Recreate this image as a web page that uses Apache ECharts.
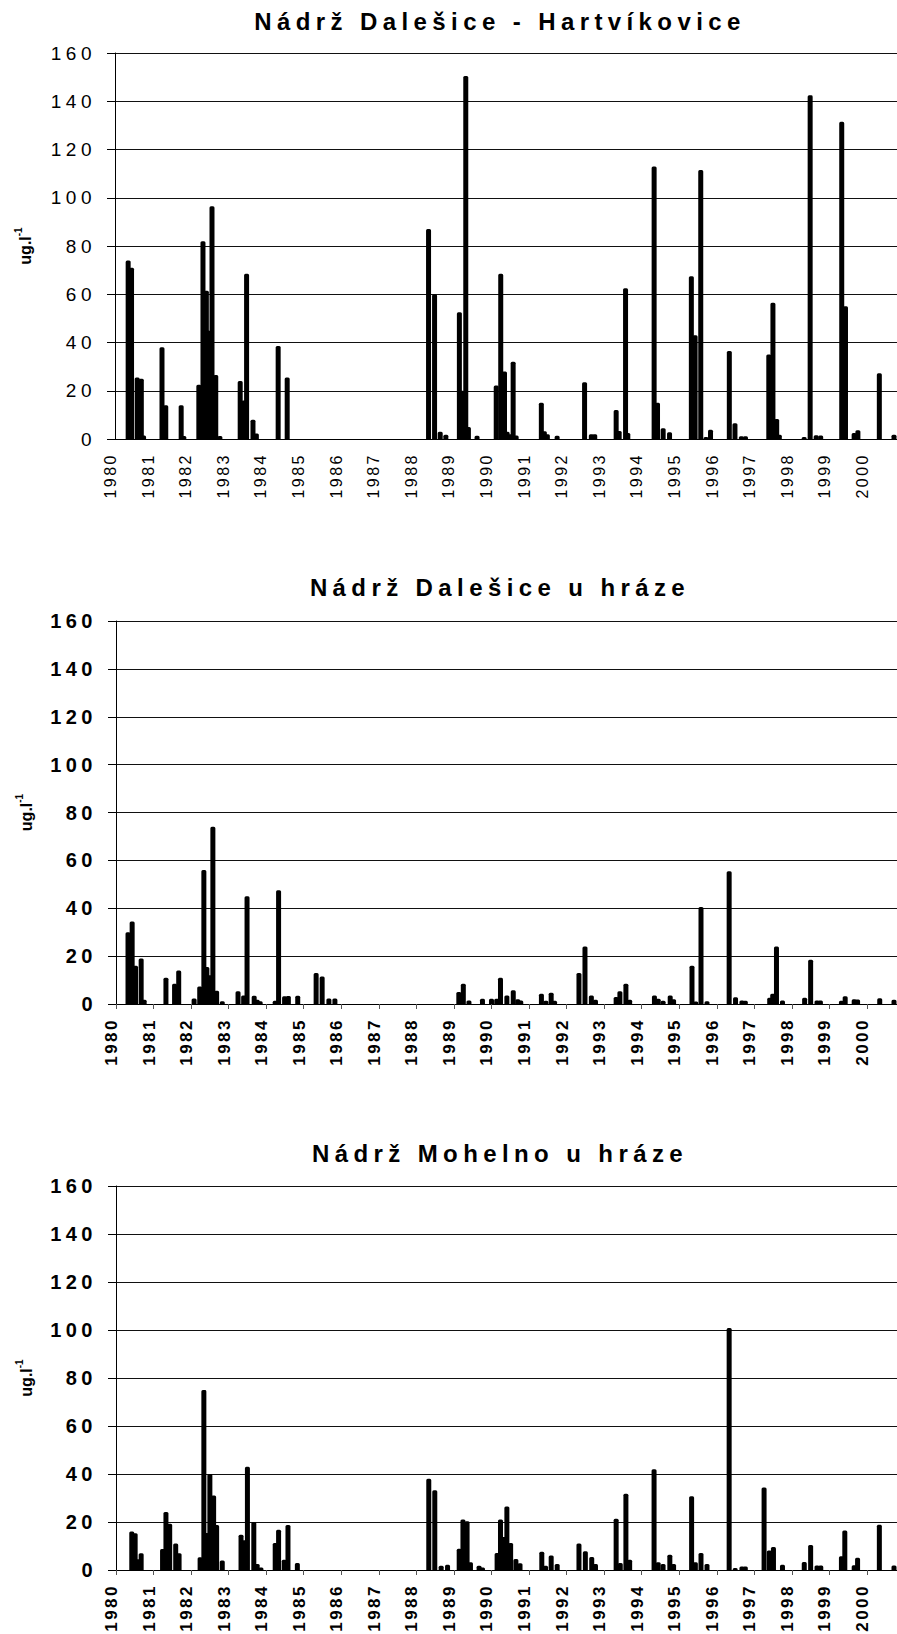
<!DOCTYPE html>
<html><head><meta charset="utf-8">
<script src="https://cdn.jsdelivr.net/npm/echarts@6/dist/echarts.min.js"></script>
<style>html,body{margin:0;padding:0;background:#fff}#c{width:897px;height:1634px}</style>
</head><body><div id="c"></div>
<script>
const titles = ['Nádrž Dalešice - Hartvíkovice', 'Nádrž Dalešice u hráze', 'Nádrž Mohelno u hráze'];
const yearTicks = [1980,1981,1982,1983,1984,1985,1986,1987,1988,1989,1990,1991,1992,1993,1994,1995,1996,1997,1998,1999,2000];
const yTicks = [0,20,40,60,80,100,120,140,160];
const unitMain = 'ug.l';
const unitSup = '-1';

// [date (decimal year), value ug/l]
const dalesiceHartvikovice = [
 [1980.35,74],[1980.44,71],[1980.59,25.5],[1980.70,25],[1980.76,1.5],
 [1981.25,38],[1981.35,14],[1981.76,14],[1981.83,1.2],
 [1982.23,22.5],[1982.34,82],[1982.43,61.5],[1982.47,45],[1982.58,96.5],[1982.68,26.5],[1982.79,1.2],
 [1983.33,24],[1983.43,16],[1983.50,68.5],[1983.67,8],[1983.76,2.3],
 [1984.34,38.5],[1984.58,25.5],
 [1988.34,87],[1988.50,60],[1988.65,3],[1988.80,1.8],
 [1989.16,52.5],[1989.23,20],[1989.33,150.5],[1989.40,5],[1989.63,1.3],
 [1990.14,22.2],[1990.26,68.5],[1990.36,28],[1990.43,3],[1990.52,2],[1990.59,32],[1990.67,1.5],
 [1991.34,15],[1991.42,3.2],[1991.50,2],[1991.76,1.3],
 [1992.49,23.5],[1992.67,2],[1992.76,2],
 [1993.33,12],[1993.41,3.3],[1993.58,62.5],[1993.64,2.5],
 [1994.34,113],[1994.43,15],[1994.58,4.5],[1994.75,2.8],
 [1995.33,67.5],[1995.43,43],[1995.58,111.5],[1995.72,0.8],[1995.84,3.8],
 [1996.34,36.5],[1996.49,6.5],[1996.66,1.1],[1996.77,1.1],
 [1997.39,35],[1997.50,56.5],[1997.60,8.3],[1997.67,1.8],
 [1998.33,0.8],[1998.49,142.5],[1998.65,1.6],[1998.77,1.4],
 [1999.33,131.5],[1999.43,55],[1999.66,2.5],[1999.76,3.6],
 [2000.33,27.3],[2000.72,1.8]
];
const dalesiceHraz = [
 [1980.32,30],[1980.43,34.5],[1980.52,16],[1980.67,19],[1980.75,1.8],
 [1981.33,11],[1981.56,8.5],[1981.67,14],
 [1982.08,2.3],[1982.23,7.3],[1982.34,56],[1982.42,15.5],[1982.50,12],[1982.58,74],[1982.68,5.5],[1982.83,1.2],
 [1983.25,5.3],[1983.40,3.6],[1983.49,45],[1983.68,3.4],[1983.76,1.8],[1983.84,1.2],
 [1984.24,1.4],[1984.33,47.5],[1984.49,3.2],[1984.59,3.3],[1984.84,3.4],
 [1985.33,13],[1985.49,11.5],[1985.67,2.3],[1985.83,2.3],
 [1989.13,5],[1989.25,8.5],[1989.40,1.5],[1989.76,2.2],
 [1990.00,2.2],[1990.14,2.2],[1990.24,11],[1990.41,3.6],[1990.58,5.7],[1990.70,2],[1990.78,1.5],
 [1991.33,4.3],[1991.45,1.4],[1991.59,4.7],[1991.68,1.4],
 [1992.33,13],[1992.49,24],[1992.66,3.6],[1992.77,1.8],
 [1993.32,2.9],[1993.42,5.3],[1993.58,8.5],[1993.68,1.8],
 [1994.34,3.6],[1994.44,2.2],[1994.57,1.4],[1994.76,3.5],[1994.85,2],
 [1995.34,16],[1995.44,1],[1995.58,40.5],[1995.74,1.2],
 [1996.33,55.5],[1996.50,2.8],[1996.67,1.5],[1996.76,1.4],
 [1997.41,2.6],[1997.49,4.3],[1997.59,24],[1997.75,1.5],
 [1998.34,2.6],[1998.50,18.5],[1998.67,1.5],[1998.76,1.5],
 [1999.32,1.4],[1999.42,3.2],[1999.66,2],[1999.75,1.9],
 [2000.34,2.4],[2000.72,1.8]
];
const mohelnoHraz = [
 [1980.42,16],[1980.51,15.3],[1980.58,4.5],[1980.67,7],
 [1981.24,8.8],[1981.33,24.2],[1981.43,19.3],[1981.59,11],[1981.68,7],
 [1982.24,5.3],[1982.34,75],[1982.41,15.4],[1982.50,40],[1982.60,31],[1982.68,18.8],[1982.83,4],
 [1983.33,14.7],[1983.42,12.4],[1983.50,43],[1983.67,20],[1983.76,2.5],[1983.86,1],
 [1984.24,11.3],[1984.33,16.8],[1984.48,4.3],[1984.58,18.8],[1984.83,2.9],
 [1988.33,38],[1988.49,33.2],[1988.66,1.8],[1988.83,2.2],
 [1989.14,8.9],[1989.24,21],[1989.35,20.3],[1989.44,3.2],[1989.67,1.8],[1989.76,1],
 [1990.15,7.1],[1990.24,21],[1990.33,13.8],[1990.41,26.5],[1990.51,11.3],[1990.65,4.6],[1990.76,2.8],
 [1991.34,7.6],[1991.44,1.8],[1991.59,6],[1991.75,2.5],
 [1992.33,11],[1992.50,7.8],[1992.67,5.4],[1992.77,2.5],
 [1993.32,21.4],[1993.43,2.9],[1993.58,31.8],[1993.68,4.3],
 [1994.33,42],[1994.44,3.2],[1994.57,2.5],[1994.75,6.4],[1994.85,2.5],
 [1995.33,30.7],[1995.43,3.2],[1995.58,7.1],[1995.74,2.5],
 [1996.33,100.8],[1996.49,0.8],[1996.67,1.5],[1996.76,1.5],
 [1997.26,34.4],[1997.40,8.1],[1997.51,9.6],[1997.75,2.2],
 [1998.33,3.3],[1998.50,10.4],[1998.67,1.9],[1998.77,1.9],
 [1999.32,5.7],[1999.41,16.5],[1999.66,2],[1999.75,5.1],
 [2000.33,18.9],[2000.72,1.9]
];

const FONT = '"Liberation Sans", Arial, Helvetica, sans-serif';
const seriesData = [dalesiceHartvikovice, dalesiceHraz, mohelnoHraz];
const panels = [
  {left:115, top:53, width:782, height:386, titleTop:9, bold:false, xTick:false},
  {left:116, top:621, width:781, height:383, titleTop:575, bold:true, xTick:true},
  {left:116, top:1186, width:781, height:384, titleTop:1141, bold:true, xTick:true}
];

const option = {
  animation: false,
  backgroundColor: '#fff',
  title: panels.map((p,i)=>({
    text: titles[i], left: 500, top: p.titleTop, textAlign: 'center', padding: 0,
    textStyle: {fontFamily: FONT, fontSize: 24, fontWeight: 'bold', color: '#000'}
  })),
  grid: panels.map(p=>({left:p.left, top:p.top, width:p.width, height:p.height, containLabel:false, outerBoundsMode:'none'})),
  xAxis: panels.map((p,i)=>({
    type:'value', gridIndex:i, min:1980, max:2000.8, interval:1,
    axisLine:{show:true, onZero:false, lineStyle:{color:'#000', width:1}},
    axisTick:{show:p.xTick, length:5, customValues: yearTicks, lineStyle:{color:'#555'}},
    splitLine:{show:false},
    axisLabel:{
      customValues: yearTicks, rotate:90, margin:14, verticalAlign:'bottom', lineHeight:9,
      fontFamily: FONT, fontSize: p.bold?17:16, fontWeight: p.bold?'bold':'normal', color:'#000',
      formatter: v => String(Math.round(v))
    }
  })),
  yAxis: panels.map((p,i)=>({
    type:'value', gridIndex:i, min:yTicks[0], max:yTicks[yTicks.length-1], interval:20,
    axisLine:{show:true, lineStyle:{color:'#000', width:1}},
    axisTick:{show:true, length:8, lineStyle:{color:'#000'}},
    splitLine:{show:true, lineStyle:{color:'#111', width:1}},
    axisLabel:{margin:19, fontFamily:FONT, fontSize: p.bold?20:19, fontWeight: p.bold?'bold':'normal', color:'#000'},
    name: '{a|' + unitMain + '}{b|' + unitSup + '}',
    nameLocation:'middle', nameRotate:90, nameGap:82,
    nameTextStyle:{rich:{
      a:{fontFamily:FONT, fontSize:16, fontWeight:'bold', color:'#000', lineHeight:20, verticalAlign:'bottom'},
      b:{fontFamily:FONT, fontSize:10, fontWeight:'bold', color:'#000', lineHeight:20, verticalAlign:'top'}
    }}
  })),
  series: seriesData.map((d,i)=>({
    type:'bar', xAxisIndex:i, yAxisIndex:i, data:d, barWidth:5,
    itemStyle:{color:'#000', borderRadius:[1.5,1.5,0,0]}
  }))
};

const chart = echarts.init(document.getElementById('c'), null, {renderer:'svg', width:897, height:1634});
chart.setOption(option);

function applySpacing(){
  document.querySelectorAll('#c svg text').forEach(t=>{
    const s = t.textContent;
    if (titles.indexOf(s) >= 0) t.setAttribute('letter-spacing','5.4');
    else if (/^\d{4}$/.test(s)) t.setAttribute('letter-spacing','2.5');
    else if (/^\d{1,3}$/.test(s)) t.setAttribute('letter-spacing','4.5');
  });
}
chart.on('finished', applySpacing);
applySpacing();
setTimeout(applySpacing, 30);
setTimeout(applySpacing, 300);
</script></body></html>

Problem details:
Leave out the pictures, then repeat the listing above exactly from its first line to the line with "const unitSup = '-1';", inclusive.

Expected output:
Recreate this image as a web page that uses Apache ECharts.
<!DOCTYPE html>
<html><head><meta charset="utf-8">
<script src="https://cdn.jsdelivr.net/npm/echarts@6/dist/echarts.min.js"></script>
<style>html,body{margin:0;padding:0;background:#fff}#c{width:897px;height:1634px}</style>
</head><body><div id="c"></div>
<script>
const titles = ['Nádrž Dalešice - Hartvíkovice', 'Nádrž Dalešice u hráze', 'Nádrž Mohelno u hráze'];
const yearTicks = [1980,1981,1982,1983,1984,1985,1986,1987,1988,1989,1990,1991,1992,1993,1994,1995,1996,1997,1998,1999,2000];
const yTicks = [0,20,40,60,80,100,120,140,160];
const unitMain = 'ug.l';
const unitSup = '-1';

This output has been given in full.